What you need to do:
Go through the material and pull out every line with the string "this" in it.

Material for the task:
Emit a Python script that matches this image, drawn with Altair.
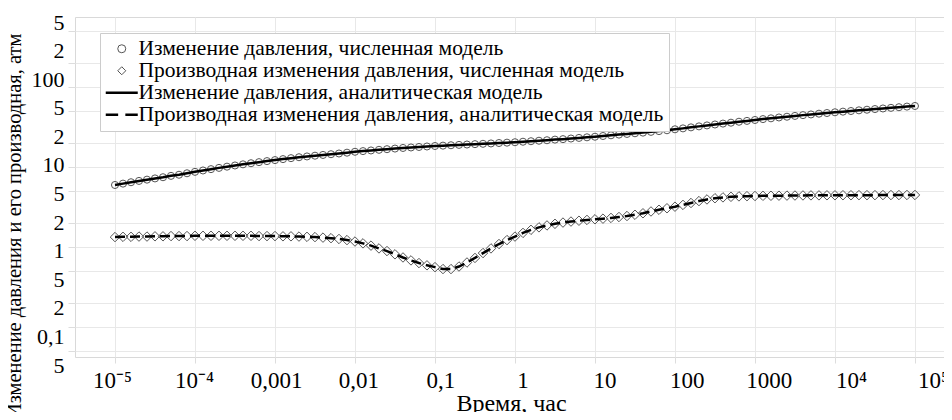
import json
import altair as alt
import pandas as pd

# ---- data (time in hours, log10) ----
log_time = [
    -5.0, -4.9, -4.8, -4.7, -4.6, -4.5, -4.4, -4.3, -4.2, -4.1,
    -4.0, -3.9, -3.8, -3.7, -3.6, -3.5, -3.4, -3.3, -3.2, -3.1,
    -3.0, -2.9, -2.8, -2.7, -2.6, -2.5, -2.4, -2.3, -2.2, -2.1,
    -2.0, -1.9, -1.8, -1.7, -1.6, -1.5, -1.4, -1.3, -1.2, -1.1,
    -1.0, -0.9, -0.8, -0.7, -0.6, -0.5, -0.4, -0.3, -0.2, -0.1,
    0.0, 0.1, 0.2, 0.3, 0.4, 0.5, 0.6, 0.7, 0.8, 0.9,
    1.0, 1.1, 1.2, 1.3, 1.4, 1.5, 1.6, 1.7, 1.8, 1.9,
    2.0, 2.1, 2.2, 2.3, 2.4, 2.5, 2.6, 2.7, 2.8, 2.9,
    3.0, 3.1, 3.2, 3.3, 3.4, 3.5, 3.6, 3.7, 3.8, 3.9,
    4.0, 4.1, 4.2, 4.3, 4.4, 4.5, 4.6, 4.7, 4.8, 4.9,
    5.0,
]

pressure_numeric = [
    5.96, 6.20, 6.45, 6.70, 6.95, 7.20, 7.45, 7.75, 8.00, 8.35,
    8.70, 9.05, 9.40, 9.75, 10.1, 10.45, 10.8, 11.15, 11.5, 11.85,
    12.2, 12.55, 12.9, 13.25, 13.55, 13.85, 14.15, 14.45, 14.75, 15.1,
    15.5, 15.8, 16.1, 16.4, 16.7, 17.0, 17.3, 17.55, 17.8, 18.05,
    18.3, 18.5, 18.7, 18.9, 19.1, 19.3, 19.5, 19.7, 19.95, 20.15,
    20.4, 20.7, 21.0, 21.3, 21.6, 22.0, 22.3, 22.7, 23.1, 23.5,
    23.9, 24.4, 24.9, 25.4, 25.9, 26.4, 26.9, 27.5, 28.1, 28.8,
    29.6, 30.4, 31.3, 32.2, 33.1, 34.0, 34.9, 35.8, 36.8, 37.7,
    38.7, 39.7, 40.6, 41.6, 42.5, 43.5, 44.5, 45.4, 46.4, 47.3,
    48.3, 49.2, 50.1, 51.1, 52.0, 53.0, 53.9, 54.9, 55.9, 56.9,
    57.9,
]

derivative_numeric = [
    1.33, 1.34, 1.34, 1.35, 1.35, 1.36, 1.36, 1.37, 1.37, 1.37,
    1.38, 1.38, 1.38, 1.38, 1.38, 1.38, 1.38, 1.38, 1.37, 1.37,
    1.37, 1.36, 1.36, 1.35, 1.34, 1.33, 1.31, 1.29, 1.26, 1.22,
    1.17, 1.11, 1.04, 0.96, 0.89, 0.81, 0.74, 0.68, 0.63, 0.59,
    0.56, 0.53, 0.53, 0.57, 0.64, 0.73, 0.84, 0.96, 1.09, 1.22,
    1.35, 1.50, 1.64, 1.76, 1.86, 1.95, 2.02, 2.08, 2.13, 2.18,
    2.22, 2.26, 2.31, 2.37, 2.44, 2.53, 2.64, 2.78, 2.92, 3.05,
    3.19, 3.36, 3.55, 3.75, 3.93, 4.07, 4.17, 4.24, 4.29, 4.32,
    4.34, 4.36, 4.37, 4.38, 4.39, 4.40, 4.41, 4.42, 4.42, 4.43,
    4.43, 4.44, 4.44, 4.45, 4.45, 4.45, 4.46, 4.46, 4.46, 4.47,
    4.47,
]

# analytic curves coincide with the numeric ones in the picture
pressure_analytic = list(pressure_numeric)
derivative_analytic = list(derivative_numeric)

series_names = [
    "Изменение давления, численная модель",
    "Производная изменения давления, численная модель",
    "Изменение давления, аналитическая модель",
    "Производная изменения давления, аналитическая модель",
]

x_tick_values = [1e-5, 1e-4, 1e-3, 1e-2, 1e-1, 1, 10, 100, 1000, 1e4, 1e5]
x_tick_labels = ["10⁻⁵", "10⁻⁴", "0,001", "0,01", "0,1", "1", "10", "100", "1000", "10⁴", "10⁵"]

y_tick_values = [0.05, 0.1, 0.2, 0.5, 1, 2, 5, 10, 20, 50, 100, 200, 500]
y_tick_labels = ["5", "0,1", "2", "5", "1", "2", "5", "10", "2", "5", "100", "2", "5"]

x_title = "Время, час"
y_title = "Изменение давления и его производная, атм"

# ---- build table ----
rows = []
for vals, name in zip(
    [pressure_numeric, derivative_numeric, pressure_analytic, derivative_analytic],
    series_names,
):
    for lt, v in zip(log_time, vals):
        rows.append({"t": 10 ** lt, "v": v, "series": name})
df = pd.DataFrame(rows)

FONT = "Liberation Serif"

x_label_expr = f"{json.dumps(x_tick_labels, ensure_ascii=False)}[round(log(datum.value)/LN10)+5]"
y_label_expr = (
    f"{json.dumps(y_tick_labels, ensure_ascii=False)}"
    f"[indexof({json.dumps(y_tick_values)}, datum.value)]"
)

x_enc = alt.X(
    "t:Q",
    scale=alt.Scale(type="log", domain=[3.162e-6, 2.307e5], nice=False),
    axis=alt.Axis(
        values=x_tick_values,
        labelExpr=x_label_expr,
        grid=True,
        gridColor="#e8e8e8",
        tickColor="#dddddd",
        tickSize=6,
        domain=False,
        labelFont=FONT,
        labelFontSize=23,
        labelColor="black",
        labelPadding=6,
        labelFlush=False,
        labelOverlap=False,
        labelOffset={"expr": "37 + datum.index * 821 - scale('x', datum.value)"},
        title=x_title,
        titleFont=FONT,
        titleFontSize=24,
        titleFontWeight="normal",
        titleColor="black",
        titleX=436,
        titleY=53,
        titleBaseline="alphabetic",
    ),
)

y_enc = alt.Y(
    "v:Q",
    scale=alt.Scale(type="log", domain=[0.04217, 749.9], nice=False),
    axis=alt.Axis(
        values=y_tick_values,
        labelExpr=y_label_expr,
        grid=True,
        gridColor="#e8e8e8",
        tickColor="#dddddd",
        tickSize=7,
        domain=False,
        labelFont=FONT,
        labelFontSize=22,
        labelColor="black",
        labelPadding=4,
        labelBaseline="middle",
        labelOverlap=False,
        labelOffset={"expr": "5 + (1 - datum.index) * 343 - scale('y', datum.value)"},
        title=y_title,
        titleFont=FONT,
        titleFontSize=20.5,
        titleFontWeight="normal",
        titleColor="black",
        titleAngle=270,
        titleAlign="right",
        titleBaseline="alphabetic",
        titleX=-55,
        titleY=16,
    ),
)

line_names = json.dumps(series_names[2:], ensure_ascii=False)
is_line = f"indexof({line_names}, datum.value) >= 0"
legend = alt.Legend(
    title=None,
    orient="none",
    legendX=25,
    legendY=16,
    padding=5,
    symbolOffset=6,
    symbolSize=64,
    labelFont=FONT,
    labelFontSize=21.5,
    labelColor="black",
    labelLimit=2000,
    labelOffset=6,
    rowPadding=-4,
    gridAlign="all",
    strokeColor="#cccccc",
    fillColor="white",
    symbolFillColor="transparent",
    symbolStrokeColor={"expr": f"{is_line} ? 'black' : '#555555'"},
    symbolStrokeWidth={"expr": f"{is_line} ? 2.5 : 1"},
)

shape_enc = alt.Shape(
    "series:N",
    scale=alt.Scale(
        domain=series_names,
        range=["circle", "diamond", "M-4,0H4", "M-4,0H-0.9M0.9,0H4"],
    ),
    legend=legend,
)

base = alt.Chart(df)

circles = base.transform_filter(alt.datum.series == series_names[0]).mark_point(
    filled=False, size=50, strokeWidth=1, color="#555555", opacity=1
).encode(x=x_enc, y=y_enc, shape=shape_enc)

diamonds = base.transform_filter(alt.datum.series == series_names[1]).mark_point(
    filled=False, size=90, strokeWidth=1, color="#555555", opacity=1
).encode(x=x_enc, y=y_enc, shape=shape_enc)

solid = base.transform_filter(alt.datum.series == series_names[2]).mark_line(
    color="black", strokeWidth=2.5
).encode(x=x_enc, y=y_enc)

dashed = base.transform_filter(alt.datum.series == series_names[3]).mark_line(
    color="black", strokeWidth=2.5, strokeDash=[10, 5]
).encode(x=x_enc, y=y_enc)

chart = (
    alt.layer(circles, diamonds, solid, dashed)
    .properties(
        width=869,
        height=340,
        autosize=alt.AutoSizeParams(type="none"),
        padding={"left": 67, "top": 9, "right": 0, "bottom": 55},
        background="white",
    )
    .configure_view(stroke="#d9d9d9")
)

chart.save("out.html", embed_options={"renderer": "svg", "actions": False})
...
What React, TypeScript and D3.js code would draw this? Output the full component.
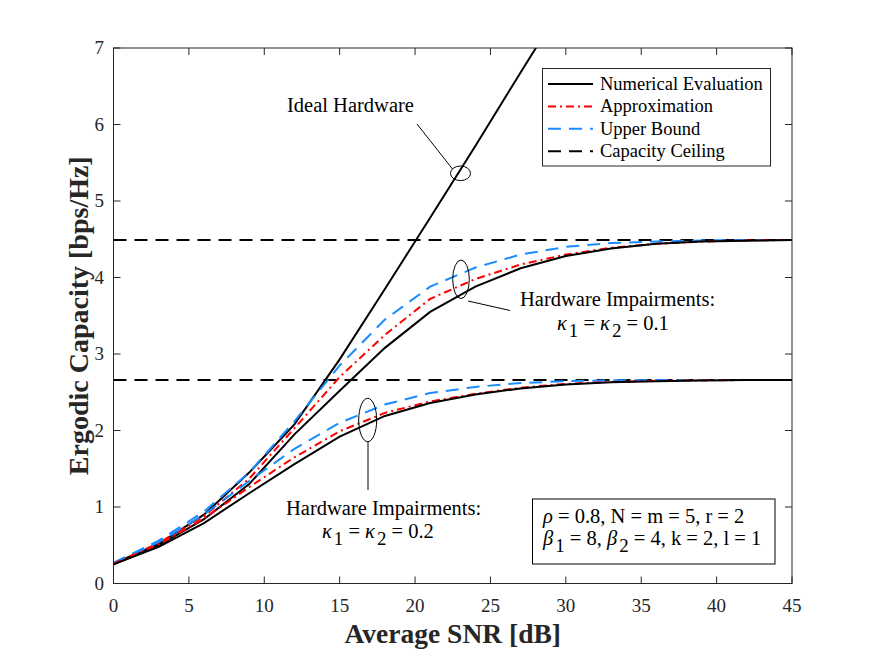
---
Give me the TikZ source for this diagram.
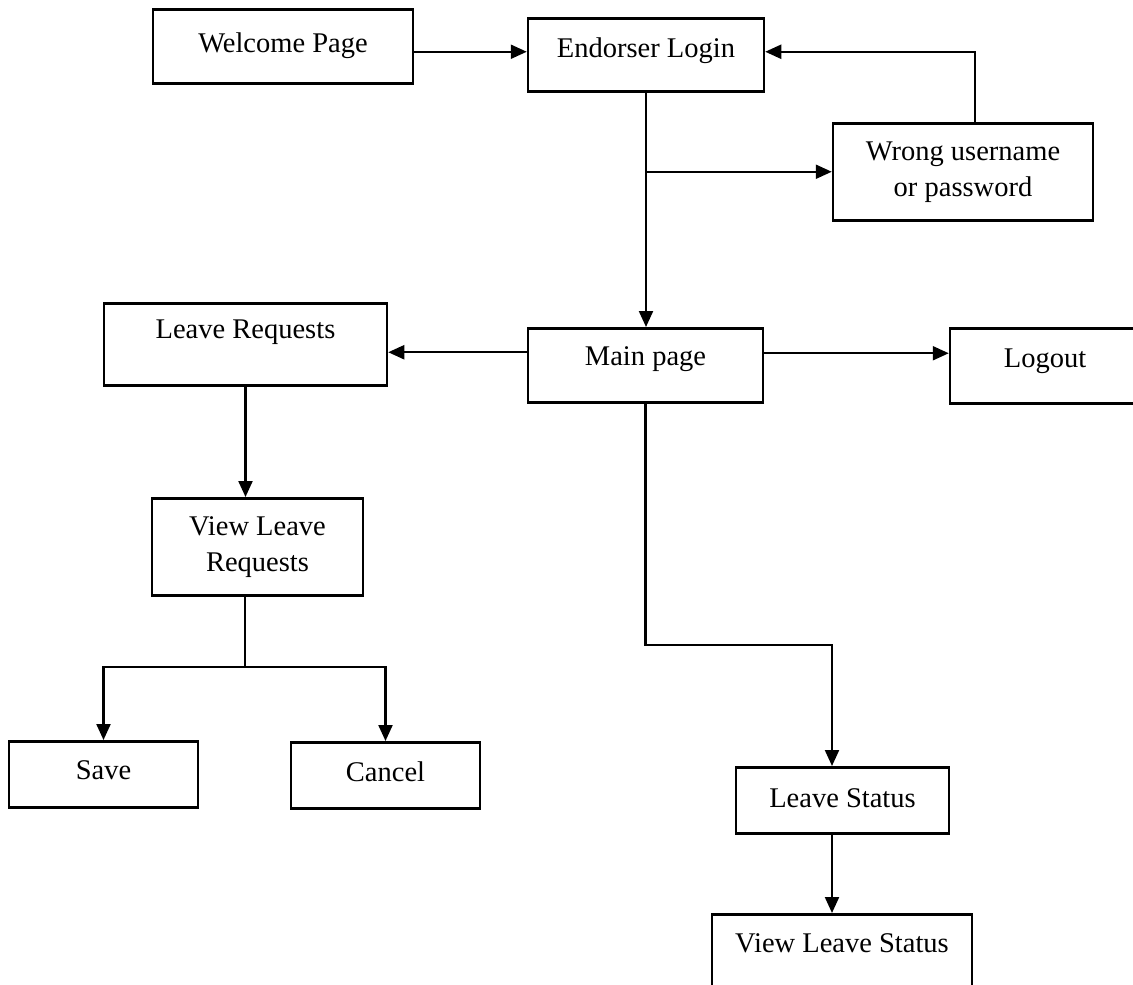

Complete output:
Emit a Python script that matches this image, drawn with Altair.
What React, TypeScript and D3.js code would draw this? Output the full component.
Give me the TikZ source for this diagram.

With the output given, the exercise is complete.